Copy out each line in the material below that has the word "this".

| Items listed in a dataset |
---+---

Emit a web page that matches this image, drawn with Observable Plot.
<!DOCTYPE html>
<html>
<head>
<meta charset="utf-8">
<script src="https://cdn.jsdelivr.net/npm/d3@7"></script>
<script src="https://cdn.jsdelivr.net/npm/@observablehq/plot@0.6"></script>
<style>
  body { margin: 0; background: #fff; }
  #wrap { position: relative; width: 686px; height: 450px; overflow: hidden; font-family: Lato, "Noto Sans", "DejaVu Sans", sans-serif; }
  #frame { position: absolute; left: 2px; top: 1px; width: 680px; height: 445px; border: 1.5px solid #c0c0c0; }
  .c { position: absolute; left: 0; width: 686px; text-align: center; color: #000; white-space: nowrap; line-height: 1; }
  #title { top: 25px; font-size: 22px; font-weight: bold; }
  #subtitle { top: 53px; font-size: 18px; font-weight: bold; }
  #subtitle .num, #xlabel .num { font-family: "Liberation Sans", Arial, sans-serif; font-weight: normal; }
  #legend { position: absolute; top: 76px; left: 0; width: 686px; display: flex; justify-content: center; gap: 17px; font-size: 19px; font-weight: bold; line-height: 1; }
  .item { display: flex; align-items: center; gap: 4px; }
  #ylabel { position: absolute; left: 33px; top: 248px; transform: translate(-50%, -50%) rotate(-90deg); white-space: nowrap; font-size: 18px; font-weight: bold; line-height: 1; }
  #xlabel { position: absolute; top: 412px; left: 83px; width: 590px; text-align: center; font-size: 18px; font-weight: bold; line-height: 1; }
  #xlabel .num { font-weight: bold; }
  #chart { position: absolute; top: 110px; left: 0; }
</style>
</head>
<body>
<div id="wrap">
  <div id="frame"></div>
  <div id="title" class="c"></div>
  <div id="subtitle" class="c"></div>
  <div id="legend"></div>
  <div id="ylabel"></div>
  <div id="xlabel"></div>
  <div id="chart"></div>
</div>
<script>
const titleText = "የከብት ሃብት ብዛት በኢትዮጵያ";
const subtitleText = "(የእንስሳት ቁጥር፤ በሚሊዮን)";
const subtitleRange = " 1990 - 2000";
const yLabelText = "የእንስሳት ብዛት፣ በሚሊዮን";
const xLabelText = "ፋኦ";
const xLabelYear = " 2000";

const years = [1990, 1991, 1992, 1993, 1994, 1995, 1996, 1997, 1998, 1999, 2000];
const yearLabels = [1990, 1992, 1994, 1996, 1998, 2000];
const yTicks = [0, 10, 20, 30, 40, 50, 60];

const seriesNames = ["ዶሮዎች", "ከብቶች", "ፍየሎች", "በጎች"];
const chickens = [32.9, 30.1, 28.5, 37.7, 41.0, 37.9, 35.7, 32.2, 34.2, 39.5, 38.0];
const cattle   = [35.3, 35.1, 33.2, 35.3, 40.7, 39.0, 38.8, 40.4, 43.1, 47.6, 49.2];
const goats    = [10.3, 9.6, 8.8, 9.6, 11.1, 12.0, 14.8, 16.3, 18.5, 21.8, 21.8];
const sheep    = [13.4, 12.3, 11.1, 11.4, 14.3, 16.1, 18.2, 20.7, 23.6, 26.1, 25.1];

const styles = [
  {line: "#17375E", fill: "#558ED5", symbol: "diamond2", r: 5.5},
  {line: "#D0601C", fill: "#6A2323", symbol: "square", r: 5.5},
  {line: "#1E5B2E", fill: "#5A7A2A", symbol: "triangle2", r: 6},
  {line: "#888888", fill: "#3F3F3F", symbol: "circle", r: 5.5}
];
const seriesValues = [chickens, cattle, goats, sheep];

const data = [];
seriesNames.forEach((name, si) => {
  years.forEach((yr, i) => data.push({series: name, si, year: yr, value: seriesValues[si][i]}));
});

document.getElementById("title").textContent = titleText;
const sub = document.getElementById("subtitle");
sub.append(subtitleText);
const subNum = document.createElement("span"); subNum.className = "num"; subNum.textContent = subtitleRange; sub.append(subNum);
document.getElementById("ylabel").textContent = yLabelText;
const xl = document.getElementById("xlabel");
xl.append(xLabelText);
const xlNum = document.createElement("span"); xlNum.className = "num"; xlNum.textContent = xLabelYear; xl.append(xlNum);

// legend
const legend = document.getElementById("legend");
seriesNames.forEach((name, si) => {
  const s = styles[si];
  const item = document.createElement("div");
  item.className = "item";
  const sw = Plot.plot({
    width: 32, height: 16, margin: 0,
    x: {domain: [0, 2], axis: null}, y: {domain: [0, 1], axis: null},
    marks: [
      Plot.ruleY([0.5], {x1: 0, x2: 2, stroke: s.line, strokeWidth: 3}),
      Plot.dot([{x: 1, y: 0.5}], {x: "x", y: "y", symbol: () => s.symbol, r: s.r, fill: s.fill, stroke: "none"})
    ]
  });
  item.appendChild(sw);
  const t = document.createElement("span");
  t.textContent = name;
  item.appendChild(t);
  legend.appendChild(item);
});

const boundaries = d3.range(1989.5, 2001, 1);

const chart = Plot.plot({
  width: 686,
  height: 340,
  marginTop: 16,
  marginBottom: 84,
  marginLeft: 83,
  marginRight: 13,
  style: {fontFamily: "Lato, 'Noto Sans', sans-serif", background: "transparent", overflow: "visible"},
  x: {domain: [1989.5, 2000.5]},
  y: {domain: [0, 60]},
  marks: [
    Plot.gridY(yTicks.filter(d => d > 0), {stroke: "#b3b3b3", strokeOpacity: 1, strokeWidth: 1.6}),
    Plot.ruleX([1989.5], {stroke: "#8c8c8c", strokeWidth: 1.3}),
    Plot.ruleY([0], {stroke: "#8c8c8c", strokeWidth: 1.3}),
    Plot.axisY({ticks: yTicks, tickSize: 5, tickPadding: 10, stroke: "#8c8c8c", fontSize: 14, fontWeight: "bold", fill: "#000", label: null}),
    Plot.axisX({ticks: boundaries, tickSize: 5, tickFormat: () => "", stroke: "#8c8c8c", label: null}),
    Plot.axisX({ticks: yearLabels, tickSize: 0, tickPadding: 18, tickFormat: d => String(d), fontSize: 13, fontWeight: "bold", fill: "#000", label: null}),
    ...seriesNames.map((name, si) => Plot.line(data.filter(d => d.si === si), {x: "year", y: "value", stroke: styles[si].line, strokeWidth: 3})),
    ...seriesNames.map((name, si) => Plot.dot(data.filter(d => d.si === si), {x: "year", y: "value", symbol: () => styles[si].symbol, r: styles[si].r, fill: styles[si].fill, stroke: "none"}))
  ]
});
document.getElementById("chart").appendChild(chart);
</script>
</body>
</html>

---+---

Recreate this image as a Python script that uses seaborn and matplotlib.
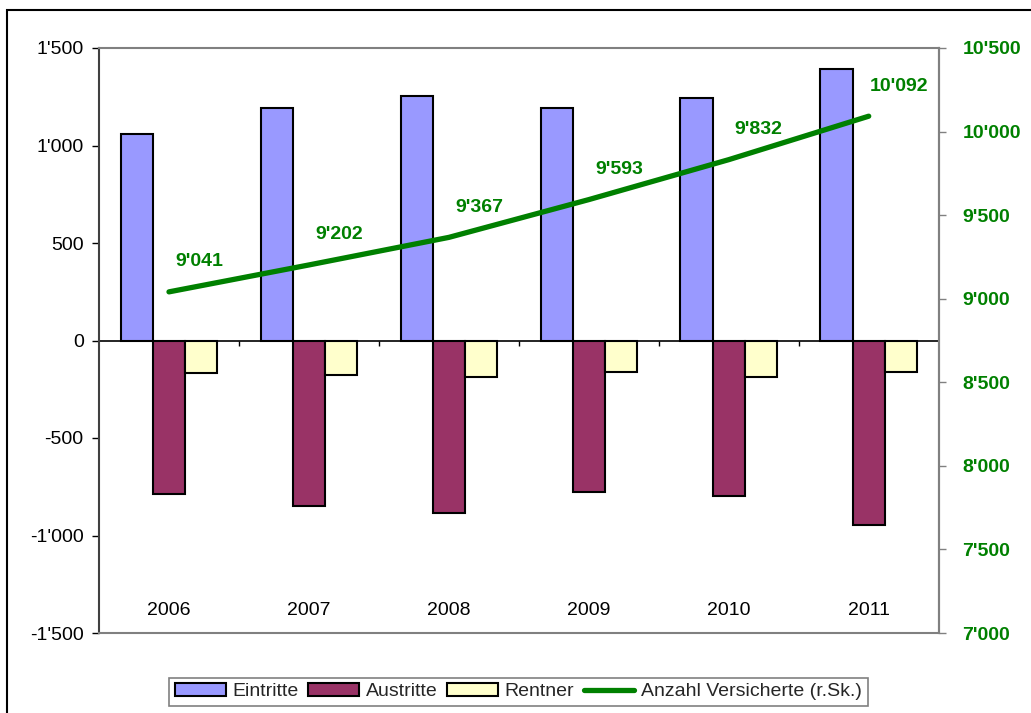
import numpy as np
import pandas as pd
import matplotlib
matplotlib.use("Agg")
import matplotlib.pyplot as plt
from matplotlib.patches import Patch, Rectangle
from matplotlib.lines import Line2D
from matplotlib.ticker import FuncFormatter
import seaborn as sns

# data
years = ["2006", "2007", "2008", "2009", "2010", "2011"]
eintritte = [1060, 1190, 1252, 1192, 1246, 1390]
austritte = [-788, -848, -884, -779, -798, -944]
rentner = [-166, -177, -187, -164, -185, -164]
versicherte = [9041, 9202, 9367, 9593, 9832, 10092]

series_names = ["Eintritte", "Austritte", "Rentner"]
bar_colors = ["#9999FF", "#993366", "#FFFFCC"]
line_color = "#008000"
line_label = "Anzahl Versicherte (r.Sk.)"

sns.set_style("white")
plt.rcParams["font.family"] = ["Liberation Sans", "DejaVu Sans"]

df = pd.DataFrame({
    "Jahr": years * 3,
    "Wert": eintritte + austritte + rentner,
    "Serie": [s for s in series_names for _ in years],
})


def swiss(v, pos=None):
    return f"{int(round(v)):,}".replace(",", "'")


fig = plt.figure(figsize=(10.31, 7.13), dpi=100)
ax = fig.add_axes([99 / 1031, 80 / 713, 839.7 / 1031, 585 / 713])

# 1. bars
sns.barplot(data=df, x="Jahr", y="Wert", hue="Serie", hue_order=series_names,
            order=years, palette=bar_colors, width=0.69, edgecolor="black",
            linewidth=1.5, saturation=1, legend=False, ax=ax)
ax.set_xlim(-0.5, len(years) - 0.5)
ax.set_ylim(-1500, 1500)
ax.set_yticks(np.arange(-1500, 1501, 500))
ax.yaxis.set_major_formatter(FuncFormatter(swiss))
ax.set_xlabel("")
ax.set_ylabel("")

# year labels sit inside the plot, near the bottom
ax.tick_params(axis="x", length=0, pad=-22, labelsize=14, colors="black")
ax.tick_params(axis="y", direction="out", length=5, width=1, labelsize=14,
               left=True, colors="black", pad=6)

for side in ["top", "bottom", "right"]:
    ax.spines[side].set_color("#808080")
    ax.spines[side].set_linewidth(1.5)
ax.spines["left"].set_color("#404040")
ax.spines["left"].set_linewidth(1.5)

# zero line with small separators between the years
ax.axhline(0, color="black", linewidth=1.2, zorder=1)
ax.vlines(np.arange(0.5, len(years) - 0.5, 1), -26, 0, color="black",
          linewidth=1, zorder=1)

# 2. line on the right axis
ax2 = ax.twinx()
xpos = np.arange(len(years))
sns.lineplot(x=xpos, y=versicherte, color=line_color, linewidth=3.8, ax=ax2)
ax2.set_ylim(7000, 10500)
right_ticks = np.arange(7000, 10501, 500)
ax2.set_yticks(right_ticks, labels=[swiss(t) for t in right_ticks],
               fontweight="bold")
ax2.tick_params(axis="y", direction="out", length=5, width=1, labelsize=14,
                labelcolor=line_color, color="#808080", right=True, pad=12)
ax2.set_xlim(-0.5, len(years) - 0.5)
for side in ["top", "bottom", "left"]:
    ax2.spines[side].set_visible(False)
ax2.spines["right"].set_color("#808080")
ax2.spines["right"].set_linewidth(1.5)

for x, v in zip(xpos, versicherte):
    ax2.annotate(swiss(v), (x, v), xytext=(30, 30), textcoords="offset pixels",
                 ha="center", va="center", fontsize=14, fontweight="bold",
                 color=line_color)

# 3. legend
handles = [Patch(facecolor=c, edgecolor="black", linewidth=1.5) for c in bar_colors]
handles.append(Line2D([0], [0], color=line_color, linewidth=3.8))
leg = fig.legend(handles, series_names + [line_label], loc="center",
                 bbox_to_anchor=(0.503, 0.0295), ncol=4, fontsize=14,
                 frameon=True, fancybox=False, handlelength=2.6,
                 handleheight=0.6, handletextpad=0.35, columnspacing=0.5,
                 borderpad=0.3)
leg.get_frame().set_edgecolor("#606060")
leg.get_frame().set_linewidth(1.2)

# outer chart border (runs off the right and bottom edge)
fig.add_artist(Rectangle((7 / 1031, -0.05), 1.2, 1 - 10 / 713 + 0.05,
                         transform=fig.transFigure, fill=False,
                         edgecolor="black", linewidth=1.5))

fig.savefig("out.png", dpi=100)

---+---

| The reply |
Emit a web page that matches this image, drawn with Observable Plot.
Recreate this image as a Python script that uses seaborn and matplotlib.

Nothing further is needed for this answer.